• EXERCISE OBJECTIVE: Extract the complete data exactly as given.

• DATASET EXCERPT:
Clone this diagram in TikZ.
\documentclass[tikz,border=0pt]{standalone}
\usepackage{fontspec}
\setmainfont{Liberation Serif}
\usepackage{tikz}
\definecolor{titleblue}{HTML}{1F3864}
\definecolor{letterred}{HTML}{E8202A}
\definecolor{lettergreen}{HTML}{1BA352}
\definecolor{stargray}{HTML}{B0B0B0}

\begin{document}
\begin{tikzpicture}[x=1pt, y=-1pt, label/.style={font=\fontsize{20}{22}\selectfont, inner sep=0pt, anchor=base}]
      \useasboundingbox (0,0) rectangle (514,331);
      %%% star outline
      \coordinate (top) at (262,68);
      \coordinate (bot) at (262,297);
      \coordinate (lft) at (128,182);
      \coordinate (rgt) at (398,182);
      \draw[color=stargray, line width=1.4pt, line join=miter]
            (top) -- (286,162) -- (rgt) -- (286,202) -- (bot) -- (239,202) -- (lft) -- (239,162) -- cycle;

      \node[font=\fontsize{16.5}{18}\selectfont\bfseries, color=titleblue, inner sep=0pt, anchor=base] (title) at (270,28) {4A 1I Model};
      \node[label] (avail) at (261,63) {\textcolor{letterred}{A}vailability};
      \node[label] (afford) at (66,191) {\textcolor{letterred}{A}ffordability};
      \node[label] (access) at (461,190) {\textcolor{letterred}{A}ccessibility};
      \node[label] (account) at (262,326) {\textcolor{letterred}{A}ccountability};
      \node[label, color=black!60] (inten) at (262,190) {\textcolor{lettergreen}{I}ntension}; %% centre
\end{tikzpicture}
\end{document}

• RESULT BELOW:
Clone this diagram in TikZ.
\documentclass[tikz,border=0pt]{standalone}
\usepackage{fontspec}
\setmainfont{Liberation Serif}
\usepackage{tikz}
\definecolor{titleblue}{HTML}{1F3864}
\definecolor{letterred}{HTML}{E8202A}
\definecolor{lettergreen}{HTML}{1BA352}
\definecolor{stargray}{HTML}{B0B0B0}

\begin{document}
\begin{tikzpicture}[x=1pt, y=-1pt, label/.style={font=\fontsize{20}{22}\selectfont, inner sep=0pt, anchor=base}]
      \useasboundingbox (0,0) rectangle (514,331);
      %%% star outline
      \coordinate (top) at (262,68);
      \coordinate (bot) at (262,297);
      \coordinate (lft) at (128,182);
      \coordinate (rgt) at (398,182);
      \draw[color=stargray, line width=1.4pt, line join=miter]
            (top) -- (286,162) -- (rgt) -- (286,202) -- (bot) -- (239,202) -- (lft) -- (239,162) -- cycle;

      \node[font=\fontsize{16.5}{18}\selectfont\bfseries, color=titleblue, inner sep=0pt, anchor=base] (title) at (270,28) {4A 1I Model};
      \node[label] (avail) at (261,63) {\textcolor{letterred}{A}vailability};
      \node[label] (afford) at (66,191) {\textcolor{letterred}{A}ffordability};
      \node[label] (access) at (461,190) {\textcolor{letterred}{A}ccessibility};
      \node[label] (account) at (262,326) {\textcolor{letterred}{A}ccountability};
      \node[label, color=black!60] (inten) at (262,190) {\textcolor{lettergreen}{I}ntension}; %% centre
\end{tikzpicture}
\end{document}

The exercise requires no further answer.